Official recognition of the homosexual community in Switzerland was given a big boost on Tuesday with the first ever legally-recognised partnership between same-sex couples.This content was published on May 8, 2001 - 13:53
Although not a marriage, the new partnership, which is only available in Geneva, gives gay partners many of the rights enjoyed by husbands and wives.
The ceremony on Tuesday, which lasted barely 10 minutes, took place in a small room in Geneva's City Hall. It was a modest occasion, with no music and no confetti. Journalists outnumbered friends and family by about three to one.
"It's not a marriage, it's just an administrative process," said Patrick Berguer, 42, one half of the first couple to enter into the partnership. "It won't change the way we live our lives".
However, Patrick did admit to being "moved". There will be no honeymoon, though. Patrick said he would have to return in the afternoon to his job as a computer specialist.
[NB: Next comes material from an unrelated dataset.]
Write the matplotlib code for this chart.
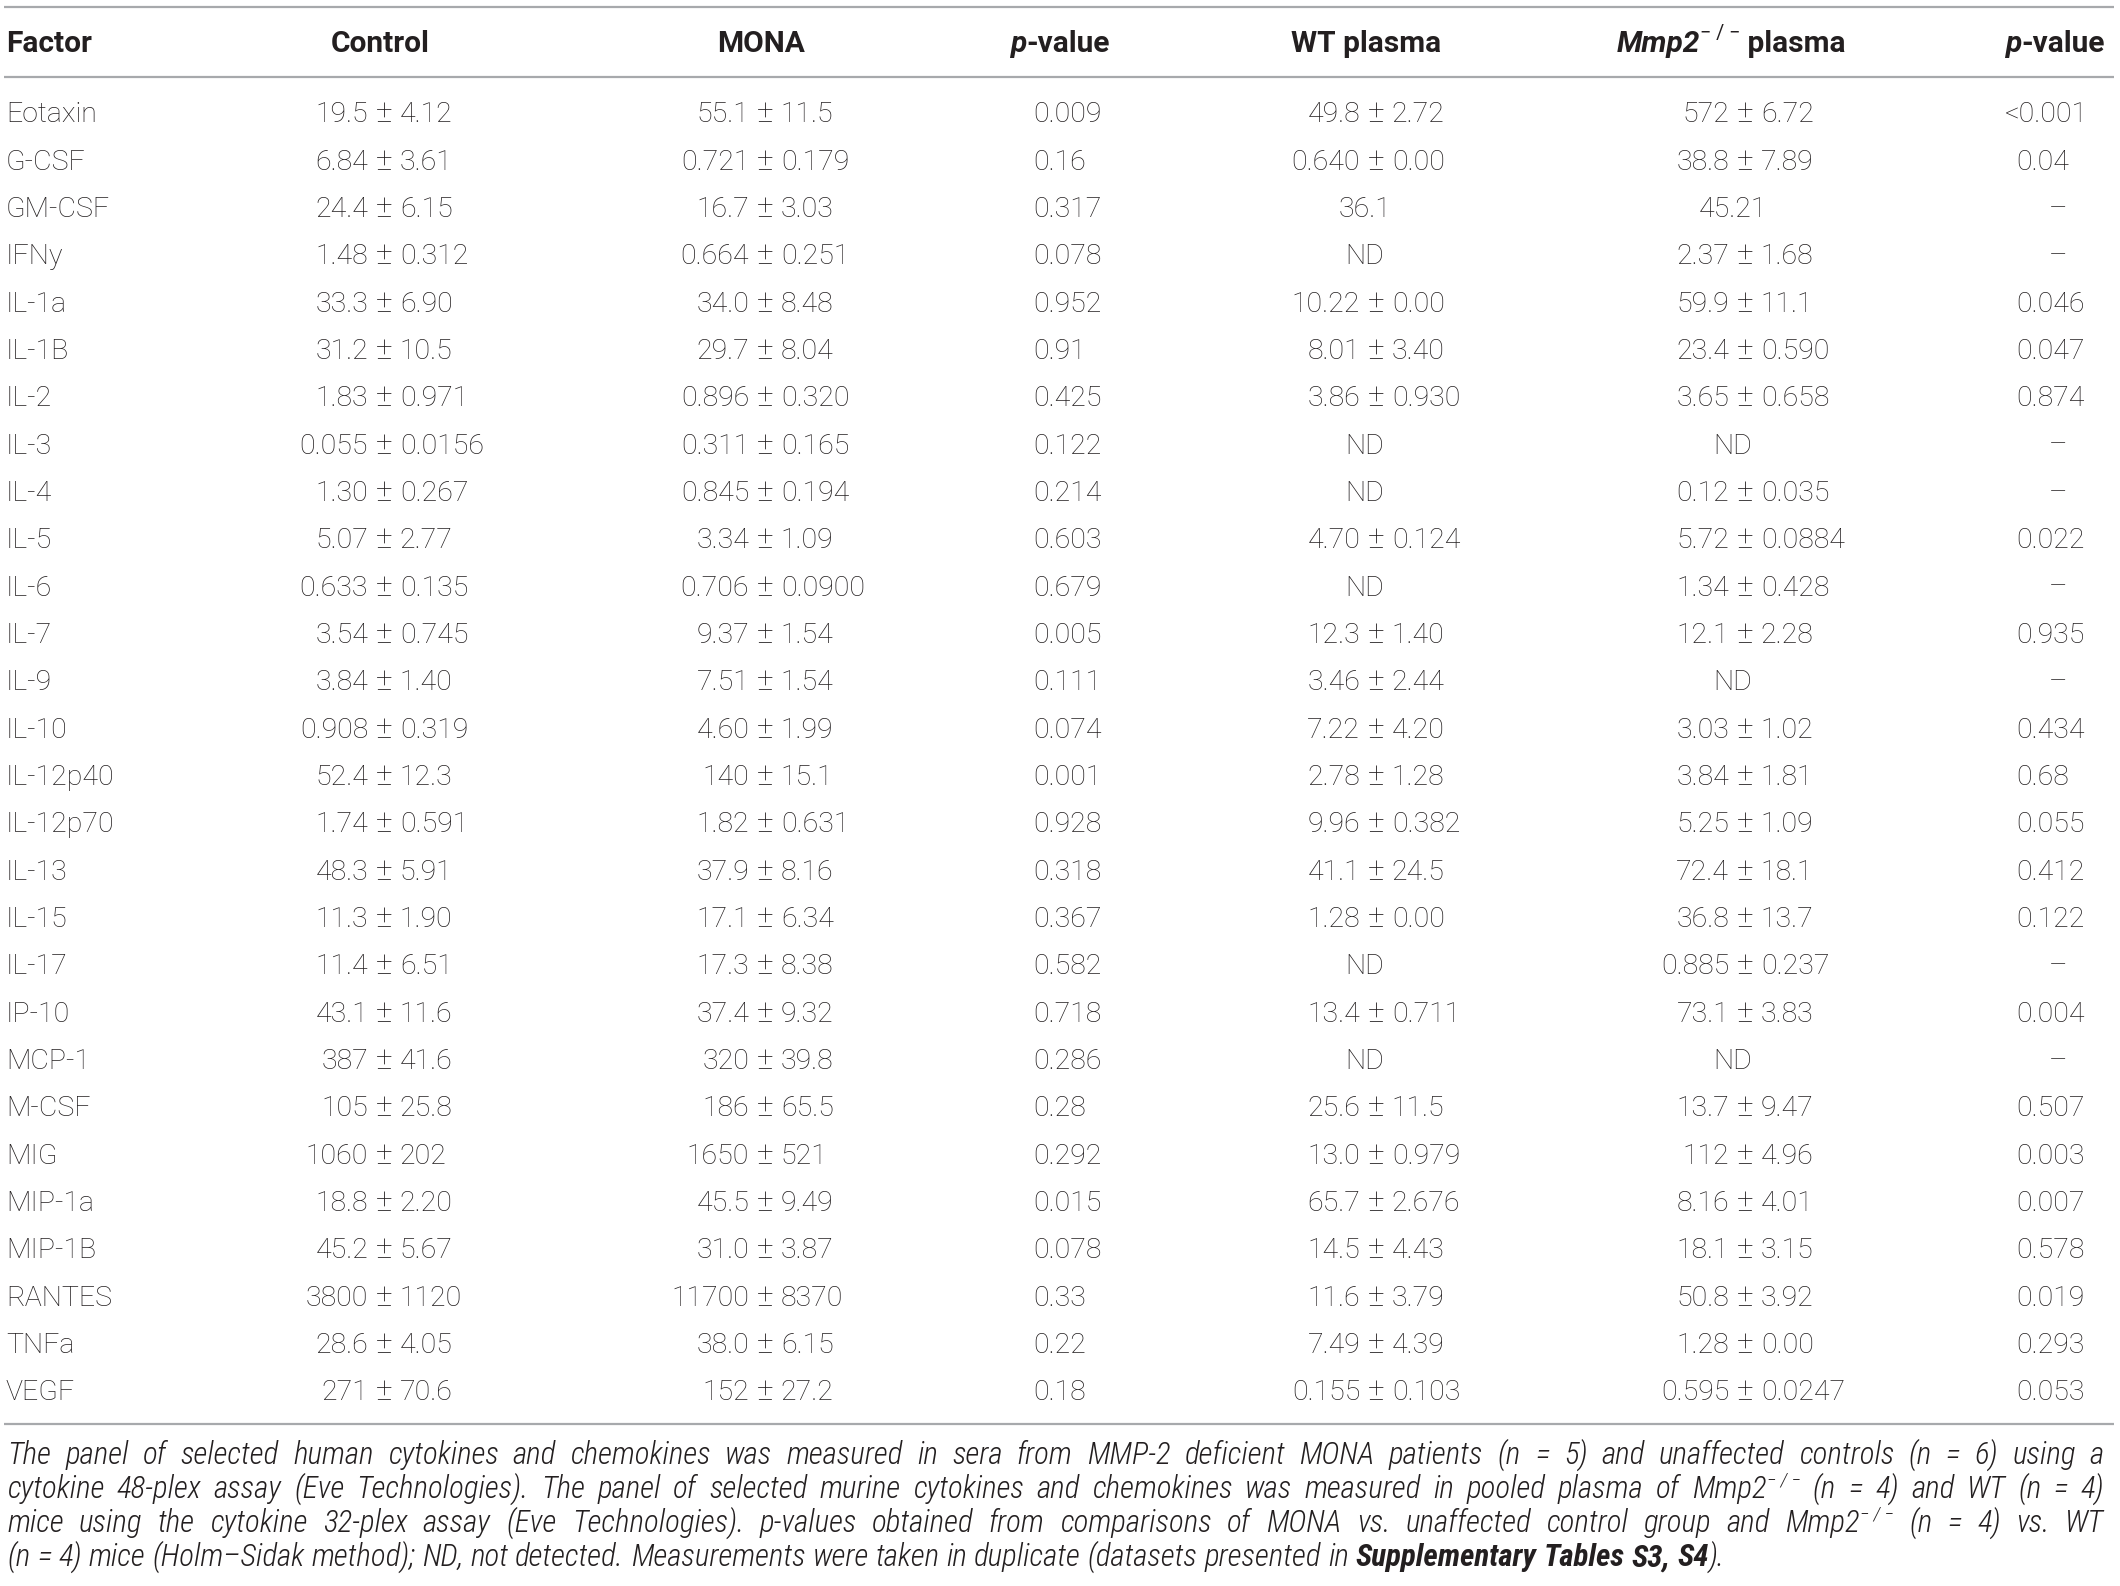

His partner, Yves de Matteis, has been a driving force in moves to get the partnership law passed in Geneva.
"We now have the same rights as heterosexual couples. So it is symbolically important. But it also shows that society has re-evaluated its attitude towards homosexuals," de Matteis told swissinfo.
"The authorities are recognising our life together, and that may give our relationship a more lasting perspective," he added.
Under the new law, which was approved by the cantonal government last week, all cohabiting couples - whether homosexual or heterosexual will be treated in exactly the same way as married couples in their dealings with the state, except with regard to taxation and social security benefits.
Patrick and Yves, who have been together for over five years, informed the authorities of their wish to make their status as a couple official. Armed with the requisite documents, they filled in a declaration to that effect, and in return, they received a certificate proving their partnership.
Geneva is recognised as being more liberal-minded than the rest of the country, but gay activists are hopeful that the Geneva experience will have an effect on a national level. The Swiss Justice Minister, Ruth Metzler, is currently drawing up a draft federal law on same-sex partnerships.
"Geneva has shown that the principle of equality has to be respected - and that sends a strong message to the confederation and to Ruth Metzler," de Matteis said.
The new law will have no impact on homosexual couples' taxes, health insurance premiums or rights to adopt children. But it will give them inheritance rights, and make it easier for them to rent an apartment together, and have visiting rights in hospitals.
"Society will now also have to regard us as a couple," says de Matteis.
The law has been dubbed the Geneva PACS, after the French Civil Solidarity Pact approved in October 1999. It does not specifically mention same-sex partners, although it was originally conceived just for homosexuals. Making the law apply to all couples makes it flexible means it can be used by cohabiting elderly people who have found another partner after being widowed.